§ **Required task**
Give again, verbatim, the lines between the line that contains "Recreate this image" and the line that contains "plt.rcParams['font.family'] = ['Liberation", counting both ends. Pictures are excluded from the copy.

§ **Material for this task**
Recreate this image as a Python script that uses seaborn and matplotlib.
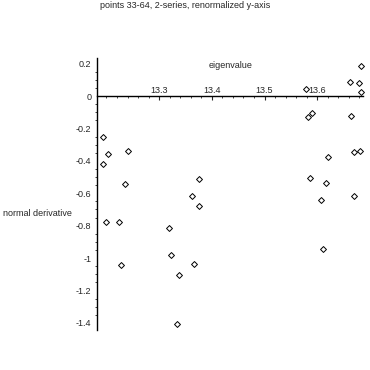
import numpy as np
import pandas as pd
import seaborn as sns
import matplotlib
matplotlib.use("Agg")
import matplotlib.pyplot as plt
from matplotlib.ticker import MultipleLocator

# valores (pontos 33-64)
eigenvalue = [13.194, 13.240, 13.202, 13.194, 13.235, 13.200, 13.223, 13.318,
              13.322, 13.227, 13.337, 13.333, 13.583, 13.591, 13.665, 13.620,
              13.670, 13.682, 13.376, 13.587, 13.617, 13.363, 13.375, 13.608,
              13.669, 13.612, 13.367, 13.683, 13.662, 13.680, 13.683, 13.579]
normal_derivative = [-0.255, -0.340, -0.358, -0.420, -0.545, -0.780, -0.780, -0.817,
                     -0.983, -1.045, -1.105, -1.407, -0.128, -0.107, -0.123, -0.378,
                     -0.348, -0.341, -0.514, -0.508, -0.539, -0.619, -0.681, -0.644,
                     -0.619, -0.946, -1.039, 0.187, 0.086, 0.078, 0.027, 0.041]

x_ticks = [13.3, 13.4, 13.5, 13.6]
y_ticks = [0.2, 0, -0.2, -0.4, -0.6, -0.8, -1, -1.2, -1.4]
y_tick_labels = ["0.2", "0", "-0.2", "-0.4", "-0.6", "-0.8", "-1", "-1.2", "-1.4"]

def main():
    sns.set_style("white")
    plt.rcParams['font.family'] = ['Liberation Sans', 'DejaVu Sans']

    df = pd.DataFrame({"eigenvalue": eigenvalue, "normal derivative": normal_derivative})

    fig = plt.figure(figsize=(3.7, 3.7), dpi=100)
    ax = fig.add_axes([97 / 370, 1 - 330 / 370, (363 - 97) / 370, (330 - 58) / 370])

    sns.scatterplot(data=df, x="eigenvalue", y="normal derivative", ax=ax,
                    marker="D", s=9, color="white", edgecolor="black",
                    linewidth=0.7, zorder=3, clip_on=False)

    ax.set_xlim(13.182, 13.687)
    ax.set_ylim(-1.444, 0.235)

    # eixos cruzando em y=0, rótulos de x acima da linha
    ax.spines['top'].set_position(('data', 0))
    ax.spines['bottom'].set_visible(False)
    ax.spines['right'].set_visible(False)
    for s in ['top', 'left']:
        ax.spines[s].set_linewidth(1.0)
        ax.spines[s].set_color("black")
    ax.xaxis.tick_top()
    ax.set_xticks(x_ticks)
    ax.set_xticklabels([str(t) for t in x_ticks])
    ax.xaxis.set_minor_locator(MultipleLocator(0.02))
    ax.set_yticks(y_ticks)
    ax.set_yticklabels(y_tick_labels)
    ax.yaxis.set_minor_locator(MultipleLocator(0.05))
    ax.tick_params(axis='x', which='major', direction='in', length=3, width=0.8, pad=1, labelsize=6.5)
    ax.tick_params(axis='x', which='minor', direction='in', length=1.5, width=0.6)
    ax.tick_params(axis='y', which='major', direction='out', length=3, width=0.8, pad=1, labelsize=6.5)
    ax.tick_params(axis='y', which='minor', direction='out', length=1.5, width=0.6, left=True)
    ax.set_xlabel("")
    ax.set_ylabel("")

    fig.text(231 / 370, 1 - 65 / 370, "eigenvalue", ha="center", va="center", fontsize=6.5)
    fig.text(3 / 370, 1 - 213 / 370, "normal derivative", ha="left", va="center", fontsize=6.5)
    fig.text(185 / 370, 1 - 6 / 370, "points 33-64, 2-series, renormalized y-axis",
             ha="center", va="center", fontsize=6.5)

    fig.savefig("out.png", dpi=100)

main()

==

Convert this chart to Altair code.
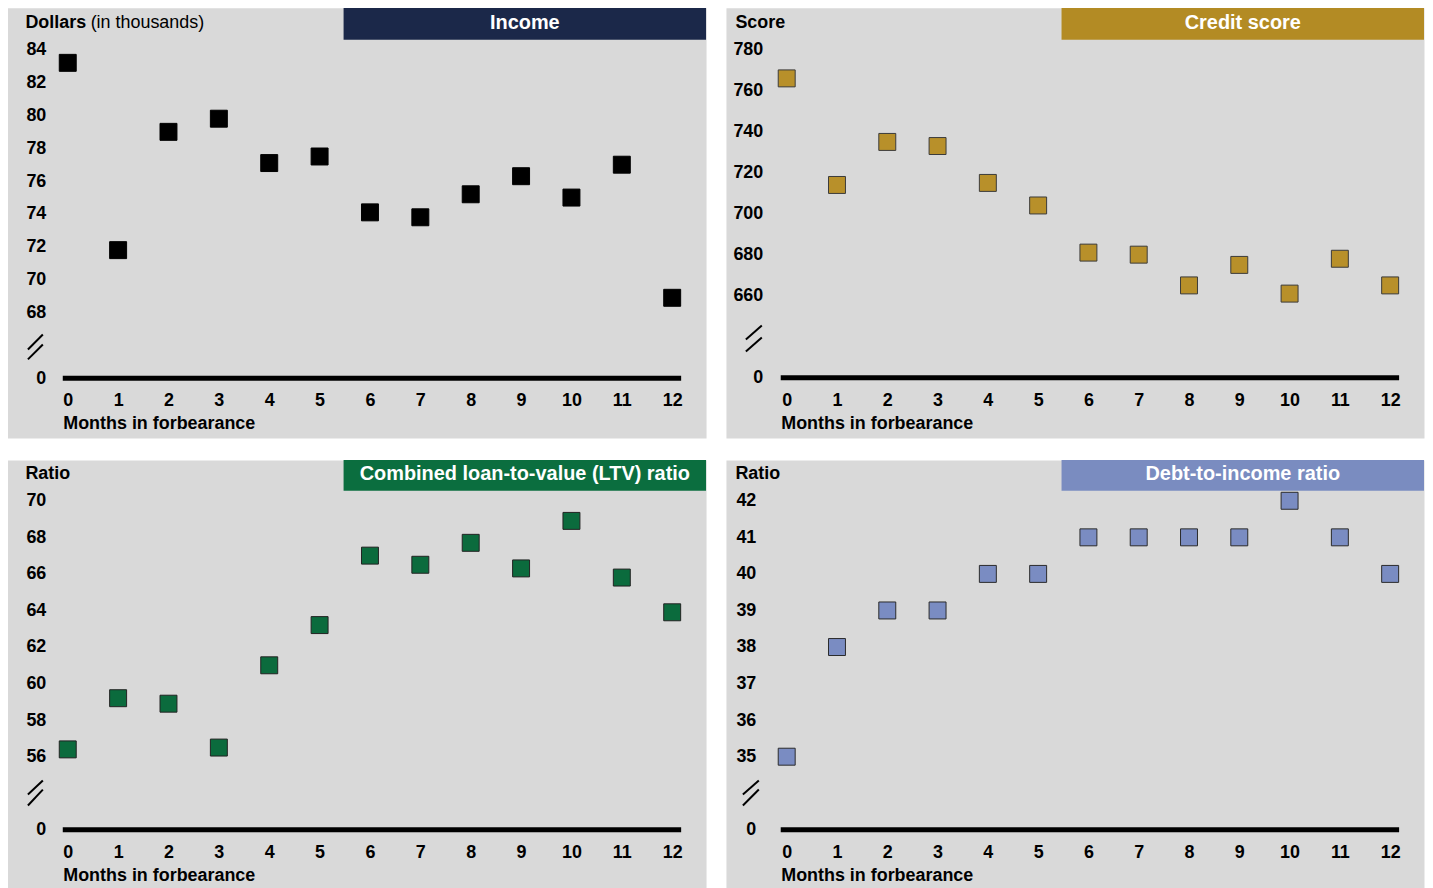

...

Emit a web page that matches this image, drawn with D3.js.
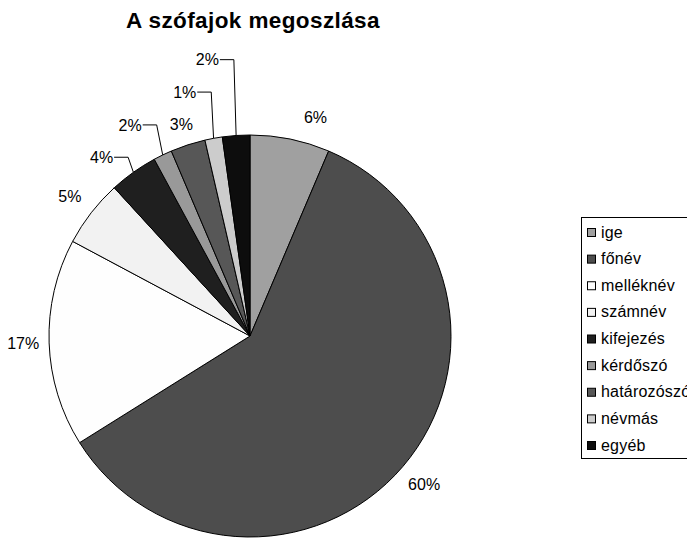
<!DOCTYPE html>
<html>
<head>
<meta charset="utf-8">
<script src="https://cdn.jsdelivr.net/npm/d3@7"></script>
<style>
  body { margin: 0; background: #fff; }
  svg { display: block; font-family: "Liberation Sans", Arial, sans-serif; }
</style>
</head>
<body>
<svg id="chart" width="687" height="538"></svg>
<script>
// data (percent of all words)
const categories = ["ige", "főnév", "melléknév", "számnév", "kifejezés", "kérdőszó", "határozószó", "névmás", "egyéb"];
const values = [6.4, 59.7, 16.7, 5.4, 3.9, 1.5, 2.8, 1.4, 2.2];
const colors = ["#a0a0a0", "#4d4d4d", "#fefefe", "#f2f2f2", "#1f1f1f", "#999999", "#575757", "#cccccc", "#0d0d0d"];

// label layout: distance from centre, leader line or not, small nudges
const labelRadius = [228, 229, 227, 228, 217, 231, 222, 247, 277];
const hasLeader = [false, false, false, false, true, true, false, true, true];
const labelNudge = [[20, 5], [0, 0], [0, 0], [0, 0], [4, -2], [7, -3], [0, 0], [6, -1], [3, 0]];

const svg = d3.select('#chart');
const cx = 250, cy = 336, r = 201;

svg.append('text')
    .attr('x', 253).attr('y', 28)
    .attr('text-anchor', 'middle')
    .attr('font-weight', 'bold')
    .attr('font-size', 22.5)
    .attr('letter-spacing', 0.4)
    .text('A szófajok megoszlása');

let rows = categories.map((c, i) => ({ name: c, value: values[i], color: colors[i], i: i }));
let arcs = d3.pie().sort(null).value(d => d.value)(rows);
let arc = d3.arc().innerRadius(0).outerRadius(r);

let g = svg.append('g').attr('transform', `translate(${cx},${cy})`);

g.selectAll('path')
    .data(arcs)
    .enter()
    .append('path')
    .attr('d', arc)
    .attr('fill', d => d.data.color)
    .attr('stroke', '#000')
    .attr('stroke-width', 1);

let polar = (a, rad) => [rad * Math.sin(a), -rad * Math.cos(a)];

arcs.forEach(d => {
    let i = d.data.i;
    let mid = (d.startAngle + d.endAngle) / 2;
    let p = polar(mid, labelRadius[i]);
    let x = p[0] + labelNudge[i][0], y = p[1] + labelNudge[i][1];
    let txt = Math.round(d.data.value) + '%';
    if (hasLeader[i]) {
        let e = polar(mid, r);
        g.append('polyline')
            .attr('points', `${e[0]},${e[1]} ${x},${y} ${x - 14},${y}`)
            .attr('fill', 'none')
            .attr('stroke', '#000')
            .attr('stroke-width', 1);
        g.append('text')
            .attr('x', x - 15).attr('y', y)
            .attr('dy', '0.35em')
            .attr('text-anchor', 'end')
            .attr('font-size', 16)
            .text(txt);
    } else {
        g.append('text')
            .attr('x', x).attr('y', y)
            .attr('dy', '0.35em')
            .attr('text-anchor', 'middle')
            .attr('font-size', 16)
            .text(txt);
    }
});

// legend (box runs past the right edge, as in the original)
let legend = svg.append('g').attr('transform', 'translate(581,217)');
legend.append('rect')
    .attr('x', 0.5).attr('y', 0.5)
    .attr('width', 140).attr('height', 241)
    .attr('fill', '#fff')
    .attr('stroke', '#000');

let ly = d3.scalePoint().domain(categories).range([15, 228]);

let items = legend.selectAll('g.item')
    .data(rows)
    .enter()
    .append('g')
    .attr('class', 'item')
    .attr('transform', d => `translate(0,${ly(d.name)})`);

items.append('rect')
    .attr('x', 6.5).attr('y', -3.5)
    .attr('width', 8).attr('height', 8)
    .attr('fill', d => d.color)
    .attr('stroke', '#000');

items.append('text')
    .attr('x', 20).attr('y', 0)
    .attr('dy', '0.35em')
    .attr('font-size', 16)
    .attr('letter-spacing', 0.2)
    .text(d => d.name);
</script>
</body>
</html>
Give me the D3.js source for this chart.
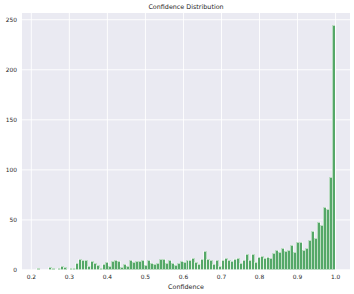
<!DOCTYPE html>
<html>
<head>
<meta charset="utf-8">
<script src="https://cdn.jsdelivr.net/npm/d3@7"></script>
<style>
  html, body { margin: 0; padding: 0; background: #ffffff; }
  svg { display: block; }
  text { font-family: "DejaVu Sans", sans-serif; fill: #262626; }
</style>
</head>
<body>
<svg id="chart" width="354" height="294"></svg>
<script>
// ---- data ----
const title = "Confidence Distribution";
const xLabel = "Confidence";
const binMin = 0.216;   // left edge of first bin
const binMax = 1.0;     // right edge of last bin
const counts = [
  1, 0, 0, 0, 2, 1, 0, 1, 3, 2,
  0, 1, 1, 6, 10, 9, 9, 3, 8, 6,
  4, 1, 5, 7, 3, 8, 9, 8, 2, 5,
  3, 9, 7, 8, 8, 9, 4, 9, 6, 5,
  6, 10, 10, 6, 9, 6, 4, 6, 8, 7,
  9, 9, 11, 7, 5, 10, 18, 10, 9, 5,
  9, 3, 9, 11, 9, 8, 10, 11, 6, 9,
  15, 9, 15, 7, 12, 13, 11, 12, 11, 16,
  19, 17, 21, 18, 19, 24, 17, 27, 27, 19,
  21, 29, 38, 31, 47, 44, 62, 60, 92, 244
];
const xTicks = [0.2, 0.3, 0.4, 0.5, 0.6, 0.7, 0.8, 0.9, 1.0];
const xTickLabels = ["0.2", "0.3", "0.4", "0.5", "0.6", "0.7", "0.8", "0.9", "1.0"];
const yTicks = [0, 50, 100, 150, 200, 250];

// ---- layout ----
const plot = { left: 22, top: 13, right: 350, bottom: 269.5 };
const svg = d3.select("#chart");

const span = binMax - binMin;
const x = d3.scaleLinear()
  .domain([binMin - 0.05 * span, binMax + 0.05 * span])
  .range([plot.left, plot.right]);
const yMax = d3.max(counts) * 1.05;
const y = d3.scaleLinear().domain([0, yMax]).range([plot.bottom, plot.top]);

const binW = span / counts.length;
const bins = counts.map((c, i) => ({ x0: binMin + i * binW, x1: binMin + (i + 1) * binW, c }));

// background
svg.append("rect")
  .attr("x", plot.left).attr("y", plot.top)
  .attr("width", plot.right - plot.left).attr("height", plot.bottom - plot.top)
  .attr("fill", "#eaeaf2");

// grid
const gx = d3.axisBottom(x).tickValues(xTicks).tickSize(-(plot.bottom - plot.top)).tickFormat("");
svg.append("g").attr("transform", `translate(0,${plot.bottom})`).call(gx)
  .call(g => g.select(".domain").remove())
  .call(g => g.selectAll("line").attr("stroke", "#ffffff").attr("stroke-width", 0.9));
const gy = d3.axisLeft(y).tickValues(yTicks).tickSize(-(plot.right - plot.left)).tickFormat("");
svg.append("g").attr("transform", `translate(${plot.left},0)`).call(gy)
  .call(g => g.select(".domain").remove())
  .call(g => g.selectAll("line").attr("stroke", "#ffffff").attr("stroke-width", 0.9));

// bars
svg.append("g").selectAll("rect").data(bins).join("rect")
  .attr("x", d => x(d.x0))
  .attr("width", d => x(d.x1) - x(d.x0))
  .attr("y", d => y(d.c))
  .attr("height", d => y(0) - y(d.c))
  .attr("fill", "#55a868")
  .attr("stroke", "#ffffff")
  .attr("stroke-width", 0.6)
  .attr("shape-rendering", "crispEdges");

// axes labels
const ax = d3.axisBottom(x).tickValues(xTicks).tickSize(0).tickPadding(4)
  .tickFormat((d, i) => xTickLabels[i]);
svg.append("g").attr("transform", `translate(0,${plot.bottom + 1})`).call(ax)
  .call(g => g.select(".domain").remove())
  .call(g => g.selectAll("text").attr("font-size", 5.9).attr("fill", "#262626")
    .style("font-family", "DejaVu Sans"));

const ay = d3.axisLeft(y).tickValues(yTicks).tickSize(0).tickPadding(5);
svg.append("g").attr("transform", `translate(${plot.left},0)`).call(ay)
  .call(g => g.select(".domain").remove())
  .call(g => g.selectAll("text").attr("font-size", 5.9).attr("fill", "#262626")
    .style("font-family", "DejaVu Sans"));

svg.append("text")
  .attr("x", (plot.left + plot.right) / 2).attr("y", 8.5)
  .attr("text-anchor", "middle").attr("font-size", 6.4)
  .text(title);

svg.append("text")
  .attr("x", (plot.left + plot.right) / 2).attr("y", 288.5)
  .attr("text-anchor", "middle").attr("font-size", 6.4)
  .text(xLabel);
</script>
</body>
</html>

§ **Correct output**
Recreate this image as a Python script that uses seaborn and matplotlib.
import numpy as np
import pandas as pd
import seaborn as sns
import matplotlib
matplotlib.use("Agg")
import matplotlib.pyplot as plt
from matplotlib.ticker import MultipleLocator

# valores (pontos 33-64)
eigenvalue = [13.194, 13.240, 13.202, 13.194, 13.235, 13.200, 13.223, 13.318,
              13.322, 13.227, 13.337, 13.333, 13.583, 13.591, 13.665, 13.620,
              13.670, 13.682, 13.376, 13.587, 13.617, 13.363, 13.375, 13.608,
              13.669, 13.612, 13.367, 13.683, 13.662, 13.680, 13.683, 13.579]
normal_derivative = [-0.255, -0.340, -0.358, -0.420, -0.545, -0.780, -0.780, -0.817,
                     -0.983, -1.045, -1.105, -1.407, -0.128, -0.107, -0.123, -0.378,
                     -0.348, -0.341, -0.514, -0.508, -0.539, -0.619, -0.681, -0.644,
                     -0.619, -0.946, -1.039, 0.187, 0.086, 0.078, 0.027, 0.041]

x_ticks = [13.3, 13.4, 13.5, 13.6]
y_ticks = [0.2, 0, -0.2, -0.4, -0.6, -0.8, -1, -1.2, -1.4]
y_tick_labels = ["0.2", "0", "-0.2", "-0.4", "-0.6", "-0.8", "-1", "-1.2", "-1.4"]

def main():
    sns.set_style("white")
    plt.rcParams['font.family'] = ['Liberation Sans', 'DejaVu Sans']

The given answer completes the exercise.